The real tragedy in all this is that we have no reason to resort to ever more extreme housing-market fixes. We’re doing so because of an utter lack of political and financial leadership. Last week, for example, bank and mortgage-securities trade groups sent the San Bernardino County Board of Supervisors a letter warning that mortgage seizures would be “immensely destructive to U.S. mortgage markets” and would “restrict the flow of credit” to homebuyers. Fitch Ratings sounded a similar warning. Desperate city and county officials, who have seen foreclosures and blight spread while buyers struggle to find financing, can be excused for greeting such warnings with laughter. Isn’t it a little late to worry about harm to mortgage markets—harm that the industry itself helped cause with its unworkable contracts and its refusal even to try to reduce the amount of money that people owe?

Meanwhile, banks and investors don’t like principal write-downs for a perfectly rational reason, even when they are legally able to do them: the government has encouraged them to wait. The Federal Reserve has kept interest rates at zero percent for nearly four years, allowing banks and investors to borrow cheaply and to keep old, bad assets (including mortgages) on their books and hope for the best. The U.S. government hasn’t used its power over Fannie and Freddie to reduce mortgage balances for borrowers, probably because it has already promised Fannie and Freddie’s lenders that they won’t suffer any losses, so taxpayers would have to pay for private-sector mistakes. Moreover, Washington’s all-purpose answer to the housing crisis is to hope that house prices will somehow recover their magical bubble-era values, and to do everything in its power, and then some, to make that happen.

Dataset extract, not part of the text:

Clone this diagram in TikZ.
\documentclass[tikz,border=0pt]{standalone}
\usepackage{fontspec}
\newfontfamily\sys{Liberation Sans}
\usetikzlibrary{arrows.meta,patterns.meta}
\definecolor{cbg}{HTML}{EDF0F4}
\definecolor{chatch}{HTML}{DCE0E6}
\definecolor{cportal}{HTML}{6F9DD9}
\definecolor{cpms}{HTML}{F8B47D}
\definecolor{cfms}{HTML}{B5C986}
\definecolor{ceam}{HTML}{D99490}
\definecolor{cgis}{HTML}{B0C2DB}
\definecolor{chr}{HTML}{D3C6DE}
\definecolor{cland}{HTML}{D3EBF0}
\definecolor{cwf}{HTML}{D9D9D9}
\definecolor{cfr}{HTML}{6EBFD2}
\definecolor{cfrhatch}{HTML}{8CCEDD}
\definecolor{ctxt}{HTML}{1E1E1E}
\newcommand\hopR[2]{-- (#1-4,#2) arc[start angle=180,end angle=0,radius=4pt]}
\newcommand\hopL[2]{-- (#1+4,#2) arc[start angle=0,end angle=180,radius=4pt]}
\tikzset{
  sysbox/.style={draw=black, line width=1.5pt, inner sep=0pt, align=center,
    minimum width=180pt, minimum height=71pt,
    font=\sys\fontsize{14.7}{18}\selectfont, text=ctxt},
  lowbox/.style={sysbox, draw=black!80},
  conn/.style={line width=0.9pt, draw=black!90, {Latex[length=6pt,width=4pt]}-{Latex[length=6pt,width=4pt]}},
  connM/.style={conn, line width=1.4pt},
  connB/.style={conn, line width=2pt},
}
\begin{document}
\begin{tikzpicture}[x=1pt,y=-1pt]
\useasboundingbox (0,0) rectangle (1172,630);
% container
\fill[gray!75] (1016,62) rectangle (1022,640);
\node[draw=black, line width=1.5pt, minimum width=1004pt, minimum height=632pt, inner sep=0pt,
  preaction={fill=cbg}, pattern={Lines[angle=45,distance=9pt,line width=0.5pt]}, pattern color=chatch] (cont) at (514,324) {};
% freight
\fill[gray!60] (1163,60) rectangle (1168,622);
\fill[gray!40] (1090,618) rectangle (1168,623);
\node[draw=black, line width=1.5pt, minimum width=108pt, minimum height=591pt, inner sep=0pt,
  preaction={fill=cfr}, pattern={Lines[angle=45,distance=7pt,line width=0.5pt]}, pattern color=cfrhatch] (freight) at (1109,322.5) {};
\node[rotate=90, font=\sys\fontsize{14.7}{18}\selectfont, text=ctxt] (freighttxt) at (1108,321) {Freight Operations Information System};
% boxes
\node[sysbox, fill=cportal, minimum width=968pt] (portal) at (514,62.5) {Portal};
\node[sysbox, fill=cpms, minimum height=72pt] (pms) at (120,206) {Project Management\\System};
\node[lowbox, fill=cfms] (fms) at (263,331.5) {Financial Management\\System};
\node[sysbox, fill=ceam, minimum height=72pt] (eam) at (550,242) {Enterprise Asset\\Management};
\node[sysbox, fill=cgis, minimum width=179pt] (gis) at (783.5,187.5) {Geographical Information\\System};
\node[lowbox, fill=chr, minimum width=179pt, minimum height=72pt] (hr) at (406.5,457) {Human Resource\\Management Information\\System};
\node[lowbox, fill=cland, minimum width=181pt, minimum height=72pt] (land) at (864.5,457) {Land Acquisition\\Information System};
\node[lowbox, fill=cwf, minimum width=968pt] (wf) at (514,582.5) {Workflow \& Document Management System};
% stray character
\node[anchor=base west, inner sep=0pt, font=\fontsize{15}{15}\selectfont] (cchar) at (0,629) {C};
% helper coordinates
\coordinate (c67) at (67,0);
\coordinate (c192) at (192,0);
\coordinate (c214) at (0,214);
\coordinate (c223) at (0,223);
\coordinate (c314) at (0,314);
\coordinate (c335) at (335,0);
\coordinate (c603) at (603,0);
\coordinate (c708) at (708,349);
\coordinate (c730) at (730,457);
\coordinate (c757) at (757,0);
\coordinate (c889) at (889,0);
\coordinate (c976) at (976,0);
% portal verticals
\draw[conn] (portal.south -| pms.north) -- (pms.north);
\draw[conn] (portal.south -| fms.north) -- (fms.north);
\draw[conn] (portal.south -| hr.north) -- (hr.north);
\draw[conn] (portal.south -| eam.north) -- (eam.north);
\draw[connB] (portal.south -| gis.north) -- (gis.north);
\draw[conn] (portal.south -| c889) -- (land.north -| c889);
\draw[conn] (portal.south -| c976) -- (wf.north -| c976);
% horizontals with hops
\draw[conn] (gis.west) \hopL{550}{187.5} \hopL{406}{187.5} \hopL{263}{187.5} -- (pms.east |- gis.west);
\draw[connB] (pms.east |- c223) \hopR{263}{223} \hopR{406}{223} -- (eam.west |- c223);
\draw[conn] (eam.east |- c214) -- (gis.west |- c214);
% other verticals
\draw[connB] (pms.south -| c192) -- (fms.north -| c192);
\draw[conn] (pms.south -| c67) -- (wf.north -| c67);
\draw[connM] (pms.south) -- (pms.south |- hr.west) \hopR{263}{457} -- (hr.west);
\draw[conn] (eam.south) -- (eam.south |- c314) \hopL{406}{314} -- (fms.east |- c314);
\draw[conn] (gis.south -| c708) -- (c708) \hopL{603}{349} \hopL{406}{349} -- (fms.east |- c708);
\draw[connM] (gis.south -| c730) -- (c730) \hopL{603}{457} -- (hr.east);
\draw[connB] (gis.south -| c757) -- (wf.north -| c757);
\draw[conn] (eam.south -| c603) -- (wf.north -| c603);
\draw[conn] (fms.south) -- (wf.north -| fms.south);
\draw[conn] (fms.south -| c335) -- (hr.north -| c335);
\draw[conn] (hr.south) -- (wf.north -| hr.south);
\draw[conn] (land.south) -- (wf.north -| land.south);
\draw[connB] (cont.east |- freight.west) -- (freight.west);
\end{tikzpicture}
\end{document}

Since the financial crisis began, the Fed has amassed an $855 billion portfolio of mortgage-backed securities—and has tried to keep their value going up, not down.

You can’t blame banks and investors for hoping that Washington succeeds in achieving the impossible. Only very brave or foolish investors fight the Fed, or the feds. There’s so far little sign of danger, either, that a change in the White House will make much difference. Republican presidential challenger Mitt Romney’s approach to both banking and housing has been to ignore these electorally perilous topics. When everyone cowers at sane solutions, we shouldn’t be surprised that crazy ones materialize.